Crisi alimentare, cibo non è più “cheap”

Fatto sta che negli stessi campi americani da qualche mese i fertilizzanti scarseggiano e le associazioni degli agricoltori sono sul piede di guerra, così come in Italia.

Nel frattempo, diversi stati stanno ponendo limitazioni alle esportazioni. L’Egitto impedisce le vendite all’estero di farina, lenticchie e fagioli, l’Indonesia stringe sull’olio di palma. E il prezzo di quest’ultimo è schizzato del 60% su base annua, pur scendendo dai massimi. Stessa cosa per la farina, a +65%. A pagare direttamente pegno sono Nord Africa e Medio Oriente, riforniti da Russia e Ucraina. Paesi come l’Egitto hanno ben in mente le rivolte del 2011 con le famose “Primavere Arabe” scatenate proprio dall’impennata dei prezzi alimentari.

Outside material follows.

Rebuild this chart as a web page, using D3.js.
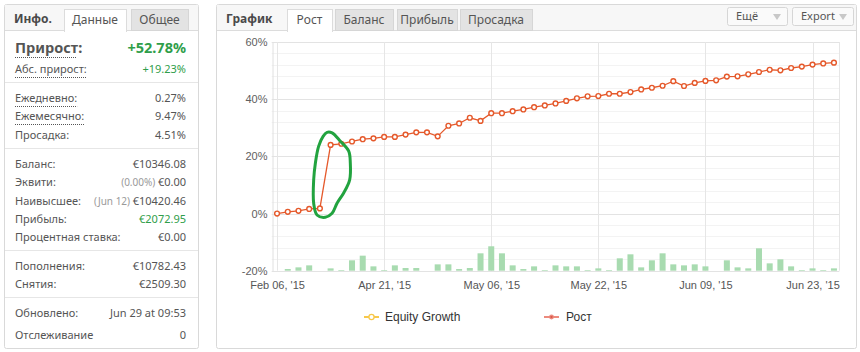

Tuttavia, lo spettro della crisi alimentare riguarda un po’ tutto il pianeta. Le fasce della popolazione con redditi minori rischiano di pagarne le conseguenze. In generale, non c’è più certezza di trovare tutto e subito. Un fenomeno a cui non siamo abituati fortunatamente da generazioni. Con la globalizzazione, poi, tutti i prodotti sono disponibili in ogni mese dell’anno, indipendentemente dall’area del pianeta in cui ci troviamo. La carenza di fertilizzanti come l’urea, salita fino a 1.000 dollari per tonnellata (+150% in un anno), sta costringendo molti agricoltori a rinunciare alle semine. In alternativa, dovranno trasferire i maggiori costi sui raccolti. Per i consumatori un ennesimo salasso, che si aggiunge a quello legato al boom dei costi energetici.